Foreman is no longer involved with Earth First!, which gained notoriety because its members chained themselves to bulldozers and drove spikes into trees, causing injuries to loggers who cut down the trees.

Foreman's speech looked at times like a pep rally as he jumped from one side of the stage to the other to illustrate his points.

"When I die, I want the weasels to eat my liver and the vultures to pluck my eyeballs out," he said. "I want to be recycled and rejoin this Earth and not be afraid of death."

Foreman said that human fear of being hurt is the main reason why there is so much destruction of the environment. "We've walled ourselves off from life. We don't want to get attached to a patch of land or a spring because a bulldozer might destroy it and we'd be hurt," he said.

And the only way to save the ecosystem, he said, is for people to find their inner love for nature.

"I think our whole socialization drives the love for wild things out of us. . . . We have to let it seep back in."

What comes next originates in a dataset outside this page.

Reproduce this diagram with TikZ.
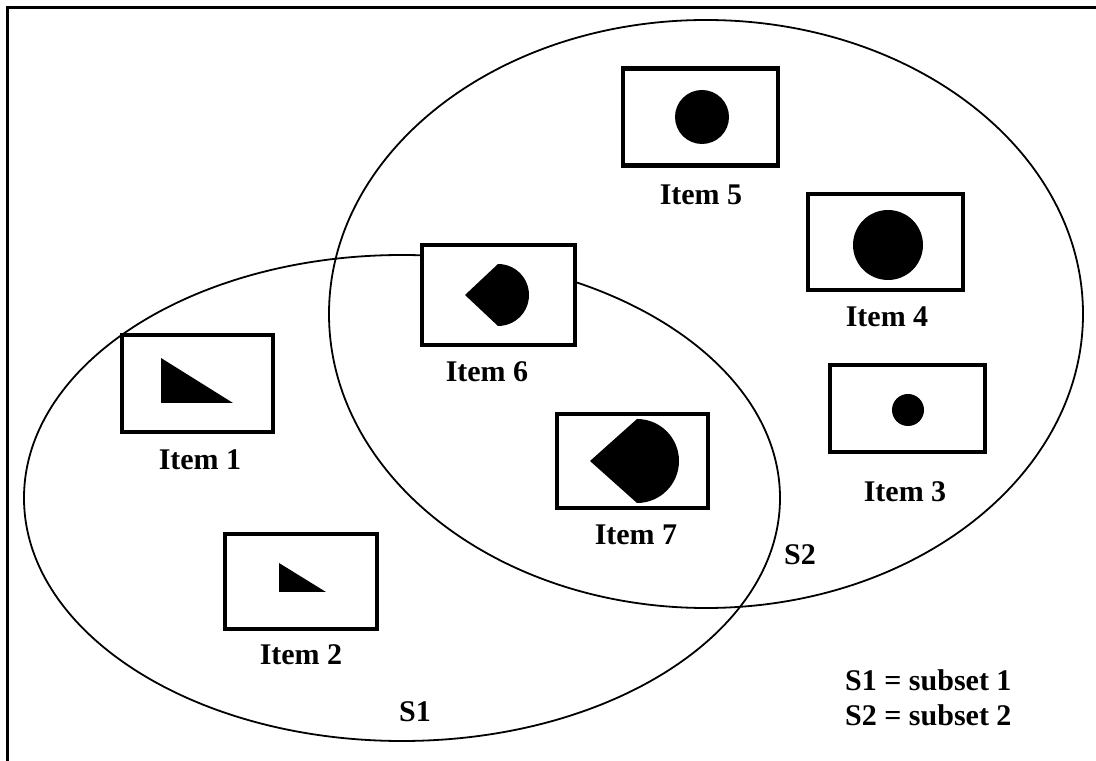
\documentclass[tikz,border=0pt]{standalone}
\usepackage{fontspec}
\setmainfont{Liberation Serif}
\begin{document}
\begin{tikzpicture}[x=1pt,y=1pt,
  itembox/.style={draw,fill=white,line width=4.5pt,minimum width=#1,inner sep=0pt},
  lbl/.style={font=\fontsize{30}{34}\selectfont\bfseries,inner sep=0pt},
  dot/.style={circle,fill=black,inner sep=0pt,minimum size=#1},
  setline/.style={line width=1.8pt}]
\useasboundingbox (0,0) rectangle (1096,761);
\begin{scope}
\clip (0,0) rectangle (1096,761);
% outer frame
\draw[line width=3pt] (7,-20) -- (7,753) -- (1120,753);
\end{scope}

% the two subsets
\draw[setline] (402,263) ellipse [x radius=378, y radius=243];
\draw[setline] (706,447) ellipse [x radius=377, y radius=294];

% item boxes
\node[itembox=151pt,minimum height=97pt] (b1) at (197.5,377.5) {};
\node[itembox=152pt,minimum height=95pt] (b2) at (301,179.5) {};
\node[itembox=153pt,minimum height=100pt] (b6) at (498.5,466) {};
\node[itembox=151pt,minimum height=94pt] (b7) at (632.5,300) {};
\node[itembox=155pt,minimum height=97pt] (b5) at (700.5,644) {};
\node[itembox=155pt,minimum height=96pt] (b4) at (885.5,519) {};
\node[itembox=155pt,minimum height=87pt] (b3) at (907.5,352.5) {};

% glyphs inside the boxes
\fill (161,403) -- (161,358) -- (233,358) -- cycle;
\fill (279,198) -- (279,169) -- (326,169) -- cycle;
\fill (465,466) -- (498,497) arc[start angle=90,end angle=-90,radius=31] -- cycle;
\fill (590,300) -- (637,342) arc[start angle=90,end angle=-90,radius=42] -- cycle;
\node[dot=54pt] (d5) at (702,644) {};
\node[dot=70pt] (d4) at (888,516) {};
\node[dot=32pt] (d3) at (908,351) {};

% labels
\node[lbl] (l1) at (200,301) {Item 1};
\node[lbl] (l2) at (301,106) {Item 2};
\node[lbl] (l6) at (487,389) {Item 6};
\node[lbl] (l7) at (636,226) {Item 7};
\node[lbl] (l5) at (701,566) {Item 5};
\node[lbl] (l4) at (887,444) {Item 4};
\node[lbl] (l3) at (905,269) {Item 3};
\node[lbl] (s1) at (415,49) {S1};
\node[lbl] (s2) at (800,206) {S2};
\node[lbl,anchor=west] (k1) at (845,81) {S1 = subset 1};
\node[lbl,anchor=west] (k2) at (845,46) {S2 = subset 2};
\end{tikzpicture}
\end{document}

Many of those in the audience came to the speech, sponsored by the Hollins Environmental Awareness Lobby and the General Speakers Fund, because of Foreman's reputation as an environmentalist.

"I just wanted to see what he's got to say," said Tonda Fuller, a senior philosophy major who said she has been involved with Earth First! since she was 14.

Bowen Gibson, a senior sociology major and leader of the awareness lobby, said the group had chosen Foreman in hopes of motivating the campus.